LONG BEFORE I met Robert Storey, who passed away in Taidong, Taiwan, last week, I edited the first edition of his Taiwan guidebook for Lonely Planet. I knew nothing about Taiwan and I was convinced he did not either. I changed every reference to Taiwan Beer in his book to “Taiwan beer”.
He was incensed. I was nearly fired.
Robert and I didn’t get to know each other until I moved to Taiwan in 1989. I was never sure what to make of him. He was a frugal teetotaler. I was the contrary. He was a Linux geek without obvious political convictions. He complained my Lonely Planet guide to Tibet was too anti-China. I could not see how you could not be anti-China—or at least not anti-Chinese Communist Party.
But we never argued. Robert had a quiet, empathetic temperament and spent most of his adult life in a personal battle with Crohn’s disease, which made his job as a guidebook writer difficult.
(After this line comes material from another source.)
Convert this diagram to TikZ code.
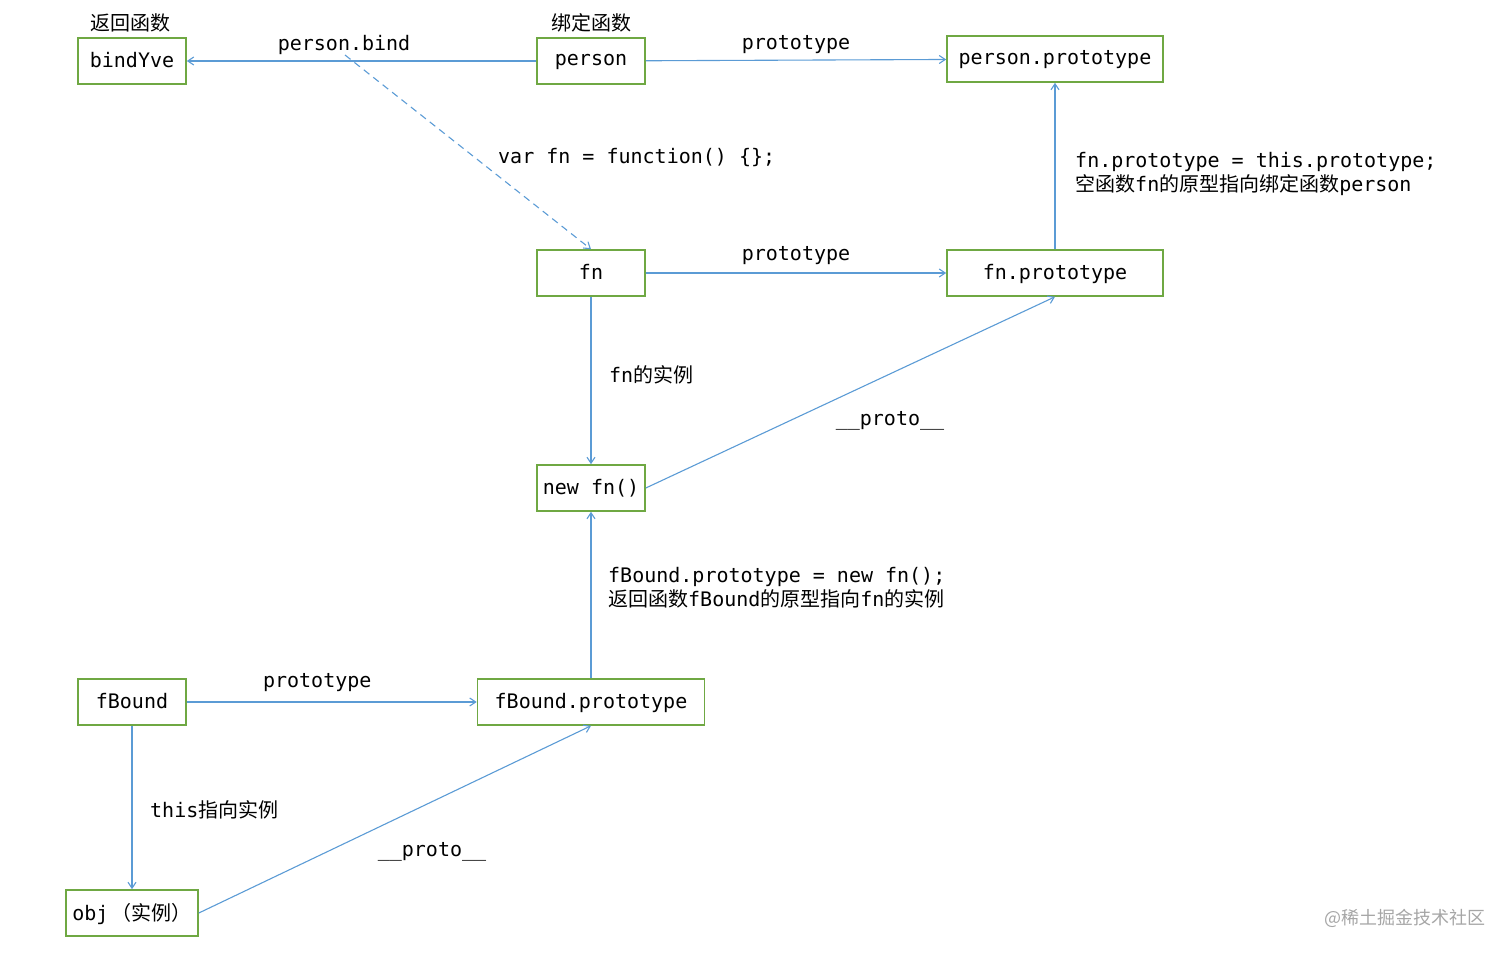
\documentclass[tikz,border=0pt]{standalone}
\usepackage{fontspec}
\setmainfont{DejaVu Sans Mono}
\newfontfamily\cjk{Noto Sans CJK SC}
\usetikzlibrary{arrows.meta}
\definecolor{gbox}{HTML}{6FA843}
\definecolor{lblue}{HTML}{5B9BD5}
\begin{document}
\begin{tikzpicture}[x=1pt,y=-1pt,
 box/.style={draw=gbox,line width=1.6pt,minimum height=46pt,inner sep=0pt,text depth=3pt,font=\fontsize{20}{24}\selectfont},
 ar/.style={draw=lblue,line width=1.1pt,-{Straight Barb[length=6pt,width=8pt]}},
 lb/.style={font=\fontsize{20}{24}\selectfont,inner sep=0pt}]
\useasboundingbox (0,0) rectangle (1512,954);
\node[box,minimum width=108pt] (bind) at (132,61) {bindYve};
\node[box,minimum width=108pt] (person) at (591,61) {person};
\node[box,minimum width=216pt] (pp) at (1055,59) {person.prototype};
\node[box,minimum width=108pt] (fn) at (591,273) {fn};
\node[box,minimum width=216pt] (fp) at (1055,273) {fn.prototype};
\node[box,minimum width=108pt] (nf) at (591,488) {new fn()};
\node[box,minimum width=108pt] (fb) at (132,702) {fBound};
\node[box,minimum width=227pt] (fbp) at (591,702) {fBound.prototype};
\node[box,minimum width=132pt] (obj) at (132,913) {obj\,{\cjk（实例）}};
\node[lb] (t1) at (130,23) {\cjk 返回函数};
\node[lb] (t2) at (591,23) {\cjk 绑定函数};
\draw[ar] (person) -- (bind) node[lb,pos=0.55,above=6pt] (l1) {person.bind};
\coordinate (ds) at (345,55);
\draw[ar,dash pattern=on 7pt off 5pt] (ds) -- (fn.north);
\node[lb,anchor=west] (l2) at (498,158) {var fn = function() \{\};};
\draw[ar] (person) -- (pp) node[lb,midway,above=6pt] (l3) {prototype};
\draw[ar] (fn) -- (fp) node[lb,midway,above=8pt] (l4) {prototype};
\draw[ar] (fp) -- (pp);
\node[lb,anchor=west,align=left] (l5) at (1075,174) {fn.prototype = this.prototype;\\{\cjk 空函数}fn{\cjk 的原型指向绑定函数}person};
\draw[ar] (fn) -- (nf);
\node[lb,anchor=west] (l6) at (609,375) {fn{\cjk 的实例}};
\draw[ar] (nf.east) -- (fp.south);
\node[lb] (l7) at (890,421) {\_\_proto\_\_};
\draw[ar] (fbp) -- (nf);
\node[lb,anchor=west,align=left] (l8) at (608,588) {fBound.prototype = new fn();\\{\cjk 返回函数}fBound{\cjk 的原型指向}fn{\cjk 的实例}};
\draw[ar] (fb) -- (fbp) node[lb,pos=0.45,above=10pt] (l9) {prototype};
\draw[ar] (fb) -- (obj);
\node[lb,anchor=west] (l10) at (150,810) {this{\cjk 指向实例}};
\draw[ar] (obj.east) -- (fbp.south);
\node[lb] (l11) at (432,852) {\_\_proto\_\_};
\node[font=\cjk\fontsize{18}{20}\selectfont,text=black!35,inner sep=0pt] (wm) at (1405,918) {@稀土掘金技术社区};
\end{tikzpicture}
\end{document}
It made his life difficult—and I never heard him complain about it once. He took pain and difficulty as a condition of living.
Crohn’s was a lifelong burden and he knew it would win one day, and was always candid about that outcome, and gave me the impression of being resigned to its eventuality.
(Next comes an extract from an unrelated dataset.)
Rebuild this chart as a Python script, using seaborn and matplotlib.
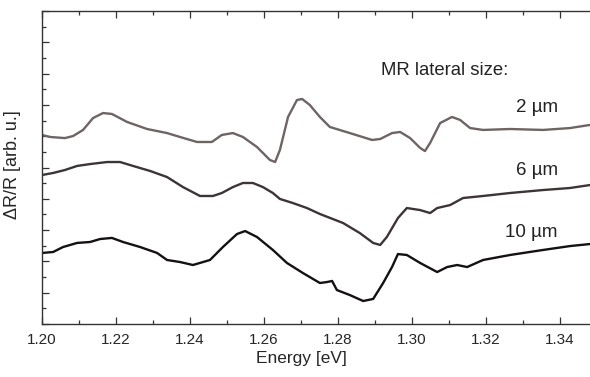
import numpy as np
import pandas as pd
import matplotlib
matplotlib.use("Agg")
import matplotlib.pyplot as plt
from matplotlib.ticker import MultipleLocator, NullFormatter
import seaborn as sns

# values (energy in eV, dR/R in arbitrary units)
energy_2um = [1.2000, 1.2022, 1.2062, 1.2084, 1.2111, 1.2138, 1.2165, 1.2189, 1.2230, 1.2284,
              1.2338, 1.2373, 1.2419, 1.2459, 1.2486, 1.2516, 1.2543, 1.2581, 1.2616, 1.2630,
              1.2643, 1.2665, 1.2689, 1.2703, 1.2724, 1.2751, 1.2778, 1.2832, 1.2892, 1.2914,
              1.2946, 1.2968, 1.2995, 1.3022, 1.3035, 1.3049, 1.3076, 1.3108, 1.3130, 1.3157,
              1.3192, 1.3265, 1.3354, 1.3427, 1.3481]
signal_2um = [12.08, 11.95, 11.88, 12.01, 12.40, 13.16, 13.48, 13.42, 12.91, 12.46,
              12.20, 11.95, 11.63, 11.63, 12.08, 12.20, 11.95, 11.31, 10.48, 10.35,
              11.12, 13.23, 14.31, 14.38, 13.99, 13.23, 12.59, 12.20, 11.76, 11.82,
              12.20, 12.27, 11.88, 11.25, 11.05, 11.57, 12.84, 13.23, 13.04, 12.52,
              12.40, 12.46, 12.40, 12.52, 12.72]

energy_6um = [1.2000, 1.2030, 1.2062, 1.2095, 1.2130, 1.2176, 1.2211, 1.2246, 1.2292, 1.2338,
              1.2381, 1.2427, 1.2462, 1.2486, 1.2516, 1.2543, 1.2570, 1.2597, 1.2624, 1.2643,
              1.2678, 1.2716, 1.2751, 1.2814, 1.2859, 1.2895, 1.2914, 1.2932, 1.2962, 1.2986,
              1.3022, 1.3049, 1.3068, 1.3103, 1.3138, 1.3192, 1.3265, 1.3354, 1.3427, 1.3481]
signal_6um = [9.52, 9.65, 9.84, 10.10, 10.22, 10.35, 10.35, 10.10, 9.78, 9.39,
              8.75, 8.18, 8.18, 8.37, 8.75, 9.01, 9.01, 8.75, 8.37, 7.99,
              7.73, 7.41, 7.03, 6.45, 5.81, 5.18, 5.05, 5.56, 6.77, 7.41,
              7.28, 7.09, 7.41, 7.60, 8.05, 8.18, 8.37, 8.56, 8.69, 8.88]

energy_10um = [1.2000, 1.2030, 1.2057, 1.2095, 1.2130, 1.2157, 1.2189, 1.2219, 1.2265, 1.2311,
               1.2338, 1.2373, 1.2408, 1.2454, 1.2489, 1.2527, 1.2549, 1.2581, 1.2624, 1.2662,
               1.2705, 1.2751, 1.2770, 1.2784, 1.2797, 1.2832, 1.2868, 1.2895, 1.2922, 1.2946,
               1.2962, 1.2986, 1.3022, 1.3068, 1.3095, 1.3122, 1.3149, 1.3192, 1.3265, 1.3354,
               1.3427, 1.3481]
signal_10um = [4.54, 4.60, 4.92, 5.18, 5.24, 5.43, 5.50, 5.24, 4.92, 4.54,
               4.09, 3.96, 3.77, 4.09, 4.92, 5.75, 5.94, 5.56, 4.73, 3.90,
               3.26, 2.62, 2.68, 2.75, 2.17, 1.85, 1.47, 1.60, 2.62, 3.64,
               4.47, 4.41, 3.90, 3.32, 3.64, 3.77, 3.64, 4.09, 4.41, 4.73,
               4.98, 5.11]

sizes = ["2 µm", "6 µm", "10 µm"]
colors = ["#6f6464", "#3d3535", "#161111"]

frames = []
for size, e, s in zip(sizes, [energy_2um, energy_6um, energy_10um],
                      [signal_2um, signal_6um, signal_10um]):
    frames.append(pd.DataFrame({"energy": e, "signal": s, "size": size}))
df = pd.concat(frames, ignore_index=True)

sns.set_style("ticks")
plt.rcParams["font.family"] = ["Liberation Sans", "DejaVu Sans"]

fig = plt.figure(figsize=(5.9, 3.77), dpi=100)
ax = fig.add_axes([42 / 590, 1 - 324 / 377, 548 / 590, 313 / 377])

sns.lineplot(data=df, x="energy", y="signal", hue="size", palette=colors,
             linewidth=1.7, legend=False, ax=ax, sort=False, estimator=None)
for line in ax.get_lines():
    line.set_solid_joinstyle("round")

ax.set_xlim(1.20, 1.20 + 548 / 3700)
ax.set_ylim(0, 20)
ax.xaxis.set_major_locator(MultipleLocator(0.02))
ax.xaxis.set_minor_locator(MultipleLocator(0.01))
ax.xaxis.set_major_formatter(matplotlib.ticker.FormatStrFormatter("%.2f"))
ax.yaxis.set_major_locator(MultipleLocator(2))
ax.yaxis.set_minor_locator(MultipleLocator(1))
ax.yaxis.set_major_formatter(NullFormatter())

ax.tick_params(which="both", direction="in", top=True, right=False, width=0.9,
               color="#333333", labelsize=11, pad=6.5)
ax.tick_params(which="major", length=5)
ax.tick_params(which="minor", length=2.8)
for side in ["left", "bottom", "top"]:
    ax.spines[side].set_linewidth(1.0)
    ax.spines[side].set_color("#333333")
ax.spines["right"].set_visible(False)

ax.set_xlabel("Energy [eV]", fontsize=12.5)
ax.set_ylabel("ΔR/R [arb. u.]", fontsize=13)
ax.xaxis.set_label_coords((301 - 42) / 548, -0.085)
ax.yaxis.set_label_coords(-0.038, 0.508)

ax.text(0.7345, 0.8115, "MR lateral size:", transform=ax.transAxes,
        ha="center", va="center", fontsize=13.3, color="#222222")
label_y = [0.693, 0.492, 0.291]
for size, yy in zip(sizes, label_y):
    ax.text(0.9416, yy, size, transform=ax.transAxes, ha="right", va="center",
            fontsize=13.5, color="#222222")

fig.savefig("out.png", dpi=100)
Robert was also a highly eccentric personality and many of us who worked with him over the years have our Robert Storey stories. Perhaps my favorite is from long ago—before he married—the time he heard about a bar in Taipei where “basically all you had to do was go there [I do not recall the name] and the women were all over you”.
I was skeptical, and I spoke to him several days later to ask him how it went.
“Bullshit,” he said. “I was there for at least an hour sitting at the bar and nothing happened.”
It is an inconsequential anecdote that speaks to an oddly naive side to Robert’s personality, but he was also a man of unusual accomplishments. His first book was a do-it-yourself guide to divorce in the United States. He wrote the first Western guidebook for Mongolia, for which he undertook the massive task of visiting every aimag (province) in the country, as well as completing a guidebook for Northeast Asia that involved the first on-the-ground guidebook research in North Korea.
Writer and friend Ron Gluckman, who was with Robert in North Korea, recalls, “His dutiful fact-checking [meant] he passed on slipping away from our minders to go to the only disco in North Korea (really, in 1991!!) because he wanted to gather and type up some train schedules. As if, anyone could freely go to the trains and hop on and off.”
I do not know how Robert finally passed away, and as is always the case under such circumstances, I now wish I had reached out to him in recent years. We were never particularly close, but he used to come and stay with me when he was researching his Taiwan books and I would tell him where people went to eat and drink because he couldn’t do much of those things himself due to health issues. I don’t think I even ever saw him drink a beer, but writer friend Gluckman assures me he indulged moderately on occasion.
He was a kindly soul. When my ex-wife’s father was dying, he came to visit with a bag of pharmaceuticals and eased the old man’s pain. He had read the Merck Manual back-to-back several times due to his own medical problems and told me several times that he was probably unofficially qualified to be a general practitioner.
That may or not be the case, but he was patient practitioner of a highly unusual and fraught life that brought him from the United States to Taiwan, where he wrote multiple editions of the Lonely Planet guidebook and, shortly before his untimely death, became a citizen.
Robert Storey was a pioneering contributor to putting Taiwan on the international tourism map at a time when it was mostly ignored, and for that he was respected in Taiwan and will be missed—so much so that one Taiwanese artist, while he was still alive and with us, made him the subject of an exhibition.
It speaks more eloquently of Robert’s contribution to Taiwan than anything I can contribute.